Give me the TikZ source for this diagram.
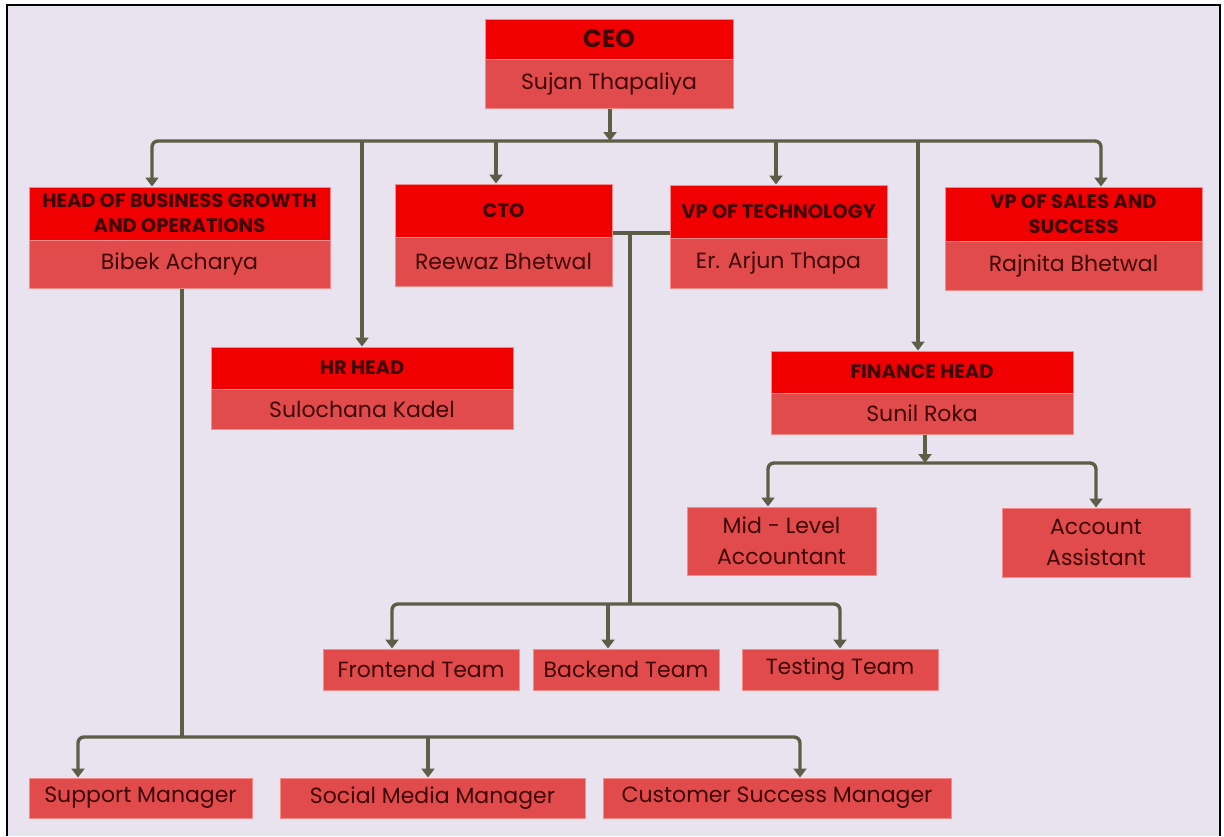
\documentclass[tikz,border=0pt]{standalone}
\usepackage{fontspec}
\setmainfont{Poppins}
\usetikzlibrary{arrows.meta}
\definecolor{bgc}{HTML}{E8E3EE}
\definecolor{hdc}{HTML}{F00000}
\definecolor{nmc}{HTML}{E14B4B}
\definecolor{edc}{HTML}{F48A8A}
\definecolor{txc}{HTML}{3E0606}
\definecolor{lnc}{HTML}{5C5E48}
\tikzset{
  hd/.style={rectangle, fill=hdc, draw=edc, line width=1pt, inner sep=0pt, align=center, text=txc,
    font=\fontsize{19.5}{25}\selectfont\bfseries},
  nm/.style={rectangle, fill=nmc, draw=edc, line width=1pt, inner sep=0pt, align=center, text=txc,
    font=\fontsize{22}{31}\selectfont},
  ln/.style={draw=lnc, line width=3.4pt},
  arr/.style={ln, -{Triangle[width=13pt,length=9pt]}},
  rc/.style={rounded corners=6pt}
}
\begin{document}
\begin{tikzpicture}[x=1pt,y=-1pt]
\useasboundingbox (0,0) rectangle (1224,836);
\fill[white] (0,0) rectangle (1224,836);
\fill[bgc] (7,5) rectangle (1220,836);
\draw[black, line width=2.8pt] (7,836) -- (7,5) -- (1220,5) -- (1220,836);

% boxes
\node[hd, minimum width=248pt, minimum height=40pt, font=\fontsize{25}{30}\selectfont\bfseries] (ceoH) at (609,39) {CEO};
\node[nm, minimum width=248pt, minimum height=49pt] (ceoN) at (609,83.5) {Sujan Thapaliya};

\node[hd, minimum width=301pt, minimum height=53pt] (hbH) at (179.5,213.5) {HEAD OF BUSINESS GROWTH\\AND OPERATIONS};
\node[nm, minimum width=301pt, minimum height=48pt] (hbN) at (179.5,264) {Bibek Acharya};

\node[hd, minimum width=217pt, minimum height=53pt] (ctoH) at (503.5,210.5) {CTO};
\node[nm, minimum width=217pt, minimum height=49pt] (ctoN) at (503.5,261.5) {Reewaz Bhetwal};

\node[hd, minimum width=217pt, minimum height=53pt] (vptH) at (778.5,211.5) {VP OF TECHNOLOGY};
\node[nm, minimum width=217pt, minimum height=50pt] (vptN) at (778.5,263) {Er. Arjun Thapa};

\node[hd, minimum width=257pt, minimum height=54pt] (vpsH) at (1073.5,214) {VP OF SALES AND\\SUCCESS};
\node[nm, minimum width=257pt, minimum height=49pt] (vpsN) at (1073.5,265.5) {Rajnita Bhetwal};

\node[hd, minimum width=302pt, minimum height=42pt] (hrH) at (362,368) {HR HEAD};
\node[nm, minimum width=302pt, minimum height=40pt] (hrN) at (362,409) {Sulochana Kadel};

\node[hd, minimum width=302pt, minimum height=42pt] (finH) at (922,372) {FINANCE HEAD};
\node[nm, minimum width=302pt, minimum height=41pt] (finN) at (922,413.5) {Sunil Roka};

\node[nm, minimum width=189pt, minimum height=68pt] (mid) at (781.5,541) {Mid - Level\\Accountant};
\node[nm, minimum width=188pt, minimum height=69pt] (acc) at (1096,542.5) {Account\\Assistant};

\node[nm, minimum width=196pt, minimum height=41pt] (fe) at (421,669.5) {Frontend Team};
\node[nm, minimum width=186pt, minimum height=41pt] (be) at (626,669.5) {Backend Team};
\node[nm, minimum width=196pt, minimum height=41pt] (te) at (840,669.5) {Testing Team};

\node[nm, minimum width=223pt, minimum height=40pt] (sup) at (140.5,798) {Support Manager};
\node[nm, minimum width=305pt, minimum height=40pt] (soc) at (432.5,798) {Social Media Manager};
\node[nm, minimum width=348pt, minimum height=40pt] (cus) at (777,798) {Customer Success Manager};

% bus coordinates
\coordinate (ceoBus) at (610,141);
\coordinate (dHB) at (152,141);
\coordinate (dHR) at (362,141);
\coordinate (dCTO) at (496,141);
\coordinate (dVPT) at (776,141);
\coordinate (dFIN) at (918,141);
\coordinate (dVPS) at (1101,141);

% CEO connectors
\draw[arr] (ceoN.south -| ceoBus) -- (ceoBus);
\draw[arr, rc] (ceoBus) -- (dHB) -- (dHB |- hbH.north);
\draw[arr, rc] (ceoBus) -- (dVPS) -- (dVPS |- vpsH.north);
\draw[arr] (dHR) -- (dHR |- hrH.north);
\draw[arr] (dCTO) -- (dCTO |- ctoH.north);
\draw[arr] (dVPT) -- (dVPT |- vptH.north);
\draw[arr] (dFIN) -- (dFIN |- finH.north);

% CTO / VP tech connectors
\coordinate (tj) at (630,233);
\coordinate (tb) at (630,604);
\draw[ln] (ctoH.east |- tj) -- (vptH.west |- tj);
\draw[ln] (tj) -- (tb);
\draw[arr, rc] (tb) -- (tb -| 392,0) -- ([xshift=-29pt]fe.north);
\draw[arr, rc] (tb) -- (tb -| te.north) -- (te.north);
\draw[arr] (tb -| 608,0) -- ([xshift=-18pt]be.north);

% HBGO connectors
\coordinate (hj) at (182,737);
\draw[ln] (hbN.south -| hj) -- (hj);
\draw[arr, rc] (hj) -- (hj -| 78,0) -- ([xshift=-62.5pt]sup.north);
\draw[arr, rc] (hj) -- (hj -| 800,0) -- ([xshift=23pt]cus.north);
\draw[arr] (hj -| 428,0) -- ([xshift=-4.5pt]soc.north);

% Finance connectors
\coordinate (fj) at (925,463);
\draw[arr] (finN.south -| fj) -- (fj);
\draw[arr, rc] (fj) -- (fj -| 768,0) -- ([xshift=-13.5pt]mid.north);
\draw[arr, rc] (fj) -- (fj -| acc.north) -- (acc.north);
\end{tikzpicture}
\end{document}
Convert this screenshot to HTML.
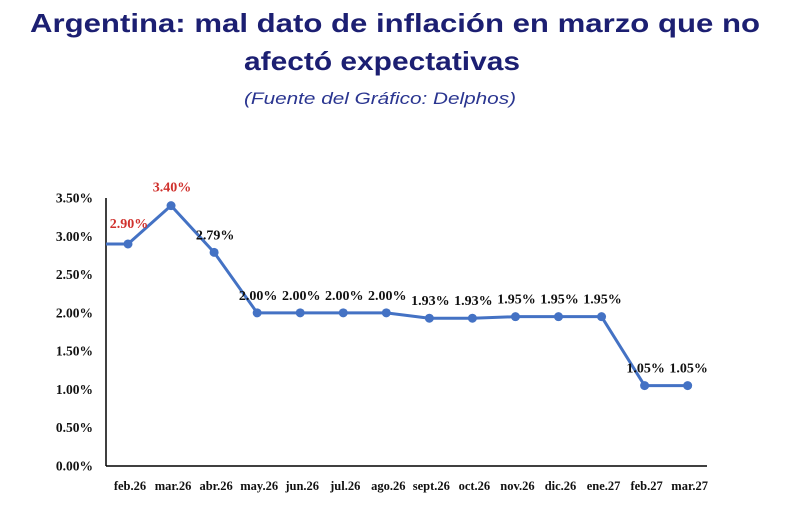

▶ _THE EXERCISE_: Copy every line in the listing above where the string "this" turns up.

▶ _RESULT_:
Give me the TikZ source for this diagram.
Convert this screenshot to HTML.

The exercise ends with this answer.